Citrate ions, added to the blood into the extracorporeal circuit before it enters the artificial kidney, are only active as an anticoagulant in the extracorporeal circuit, whereby the risk of bleeding complications due to systemic anticoagulation is avoided. When citrate ions are applied during hemodialysis forms of treatment, a calcium- and magnesium-free substitution fluid or dialysate is required. Therefore, the application of citrate ions during hemodialysis is more complex than during pure hemofiltration.
Citrate ions are mainly metabolized in skeletal muscle and liver tissue. Only in cases of severe hepatic failure combined with severe shock, or of certain (rare) metabolic diseases, the metabolism of citrate may run short, leading to too high citrate concentrations in the systemic blood circulation, which on its turn may endanger the patient. Accordingly, citrate ions are an attractive anticoagulant for use in pure hemofiltration procedures, especially for use in CVVH treatment in ICU patients.

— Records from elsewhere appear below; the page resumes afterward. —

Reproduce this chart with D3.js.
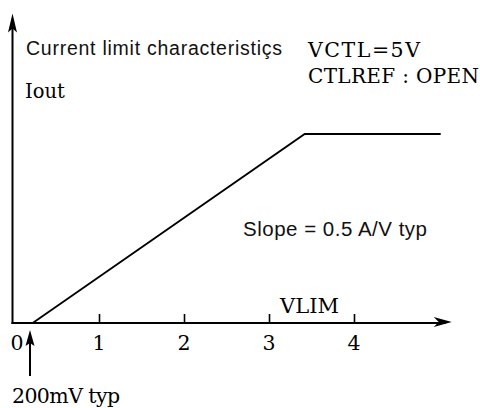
<!DOCTYPE html>
<html><head><meta charset="utf-8">
<script src="https://cdn.jsdelivr.net/npm/d3@7"></script>
<style>body{margin:0;background:#fff}svg{display:block}</style>
</head><body>
<script>
const xTicks = [1, 2, 3, 4];
const zeroLabel = "0";
const vlim = [0.22, 3.42, 5.02];
const iout = [0, 1.6, 1.6];
const xDomain = [0, 5];
const yMax = 2.62;

const W = 480, H = 408;
const svg = d3.select("body").append("svg").attr("width", W).attr("height", H);
const x = d3.scaleLinear().domain(xDomain).range([14, 439]);
const y = d3.scaleLinear().domain([0, 1.6]).range([323, 134]);
const ax0 = 12.5;

// axes
svg.append("line").attr("x1", ax0).attr("x2", ax0).attr("y1", y(0) + 1).attr("y2", y(yMax) + 6)
  .attr("stroke", "#000").attr("stroke-width", 2);
svg.append("path").attr("d", `M${ax0},${y(yMax)} L${ax0 - 4.5},${y(yMax) + 19} L${ax0},${y(yMax) + 15} L${ax0 + 4.5},${y(yMax) + 19} Z`).attr("fill", "#000");
const xEnd = x(5.15);
svg.append("line").attr("x1", ax0 - 1).attr("x2", xEnd - 6).attr("y1", y(0)).attr("y2", y(0))
  .attr("stroke", "#000").attr("stroke-width", 2);
svg.append("path").attr("d", `M${xEnd},${y(0) - 1} L${xEnd - 18},${y(0) - 6} L${xEnd - 13},${y(0) - 1} L${xEnd - 18},${y(0) + 4} Z`).attr("fill", "#000");

// ticks
const xAxis = d3.axisTop(x).tickValues(xTicks).tickSize(9).tickFormat("");
const gx = svg.append("g").attr("transform", `translate(0,${y(0)})`).call(xAxis);
gx.select(".domain").remove();
gx.selectAll(".tick line").attr("stroke", "#000").attr("stroke-width", 1.6);

const serif = "'DejaVu Serif', serif";
const sans = "'Liberation Sans', Arial, sans-serif";
svg.append("g").selectAll("text").data(xTicks).join("text")
  .attr("x", d => x(d)).attr("y", 350).attr("text-anchor", "middle")
  .attr("font-family", serif).attr("font-size", 20.5).text(d => d);
svg.append("text").attr("x", 17).attr("y", 350).attr("text-anchor", "middle")
  .attr("font-family", serif).attr("font-size", 20.5).text(zeroLabel);

// curve
const line = d3.line().x((d, i) => x(vlim[i])).y(d => y(d));
svg.append("path").attr("d", line(iout)).attr("fill", "none").attr("stroke", "#000").attr("stroke-width", 1.8);

// 200mV arrow
const ax = 30;
svg.append("line").attr("x1", ax).attr("x2", ax).attr("y1", 376).attr("y2", 338).attr("stroke", "#000").attr("stroke-width", 2);
svg.append("path").attr("d", `M${ax},330 L${ax - 4.5},346 L${ax},343 L${ax + 4.5},346 Z`).attr("fill", "#000");

// texts
svg.append("text").attr("x", 26).attr("y", 55).attr("font-family", sans).attr("font-size", 19.5)
  .attr("textLength", 256).attr("lengthAdjust", "spacing").attr("fill", "#111").text("Current limit characteristiçs");
svg.append("text").attr("x", 308).attr("y", 57).attr("font-family", serif).attr("font-size", 20.5)
  .attr("textLength", 112).attr("lengthAdjust", "spacing").text("VCTL=5V");
svg.append("text").attr("x", 308).attr("y", 83).attr("font-family", serif).attr("font-size", 20)
  .attr("textLength", 171).attr("lengthAdjust", "spacing").text("CTLREF : OPEN");
svg.append("text").attr("x", 25).attr("y", 98).attr("font-family", serif).attr("font-size", 19.5).text("Iout");
svg.append("text").attr("x", 243).attr("y", 236).attr("font-family", sans).attr("font-size", 20.5)
  .attr("textLength", 184).attr("lengthAdjust", "spacing").attr("fill", "#111").text("Slope = 0.5 A/V typ");
svg.append("text").attr("x", 280).attr("y", 313).attr("font-family", serif).attr("font-size", 21)
  .attr("textLength", 59).attr("lengthAdjust", "spacing").text("VLIM");
svg.append("text").attr("x", 12).attr("y", 403).attr("font-family", serif).attr("font-size", 20.5)
  .attr("textLength", 108).attr("lengthAdjust", "spacing").text("200mV typ");
</script>
</body></html>
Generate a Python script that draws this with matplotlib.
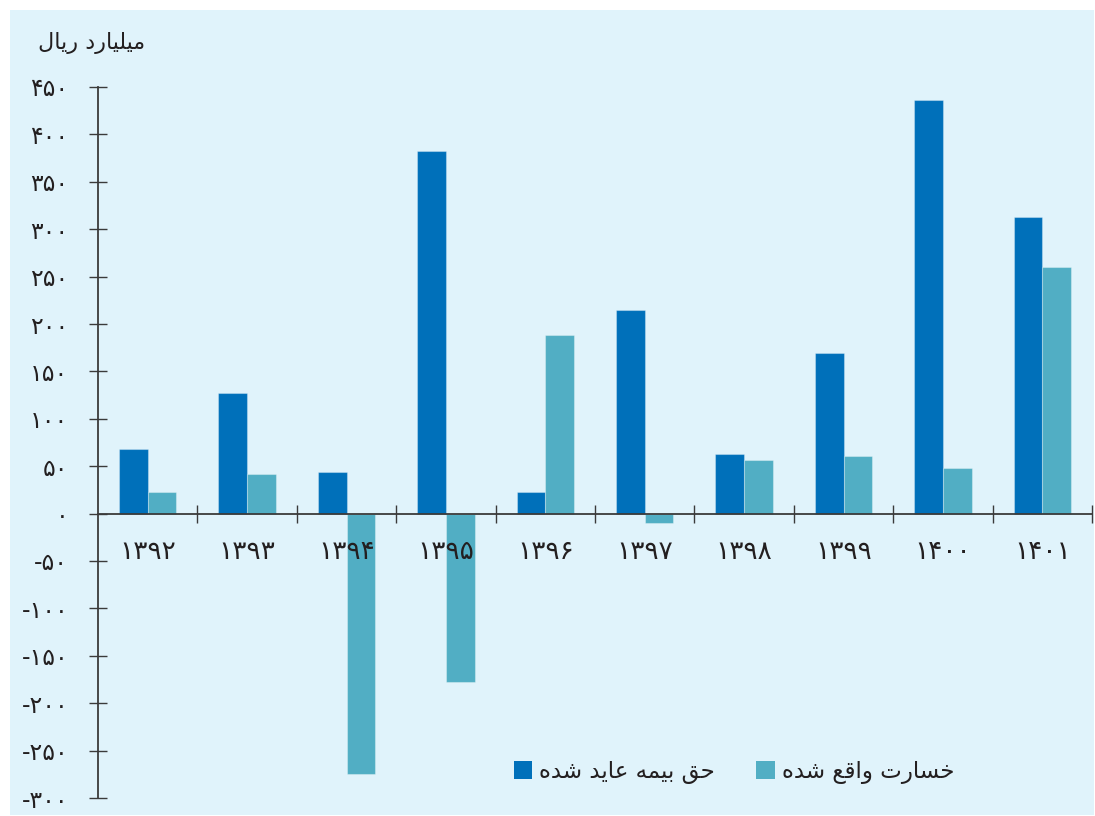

During hemofiltration, part of the citrate ions is removed from the blood in the artificial kidney. The citrate ions that flow over into the systemic circulation of the patient, are rapidly metabolized to bicarbonate ions in skeletal muscle and liver tissue (about 2.8 molecules bicarbonate are made from 1 citrate molecule). Because trisodium citrate contains on a molar basis three times as many sodium ions as citrate ions, the sodium ions that flow over into the systemic circulation of the patient significantly increases the blood sodium concentration. As a result, hypernatremia and/or an abnormal increase in bicarbonate ions (metabolic alkalosis) may occur. Therefore, replacement of a part of the trisodium citrate by citric acid may reduce the sodium Wad and, by its acid component, neutralizes part of the bicarbonate generated. Accordingly, a mixture of trisodium citrate with citric acid, is a more attractive anticoagulant for use in hemofiltration procedures than trisodium citrate alone, especially for use in CVVH treatment in ICU patients.
Because citrate ions bind to positively charged metal ions like calcium, magnesium, iron, zinc, copper, and manganese, these ions are also partly removed in the artificial kidney, leading to a net removal of calcium and magnesium ions and other metal ions from the patient's blood. As a result, hypocalcemia and/or hypomagnesemia and/or shortages of other metal ions may be induced in the patient. Especially the hypocalcemia, hypomagnesemia, and/or metabolic alkalosis, may induce life-threatening complications in the patient.
The process of hemofiltration, induces a net removal of phosphate and potassium ions, trace elements, water-soluble vitamins, amino acids and of glucose in the artificial kidney. For example, when during CVVH 50 liters of plasma filtrate per day are removed, it usually contains all of the dissolved urea, creatinine, sodium, potassium, and bicarbonate, and significant amounts of the other dissolved molecules like phosphate, calcium salts, trace elements, water-soluble vitamins, amino acids, and/or glucose. This may lead to significant degrees of hypovolemia, hypophosphatemia, hypokalemia, and shortages of trace elements, water-soluble vitamins, amino acids, and/or glucose, with the risk of deteriorating the patient's condition. Especially the hypophosphatemia may also induce life-threatening complications in the patient. In order to prevent these complications from occurring, it is crucial to return an appropriate volume of substitution infusion fluid per unit of time, containing appropriate amounts of the removed molecules that are needed by the patient.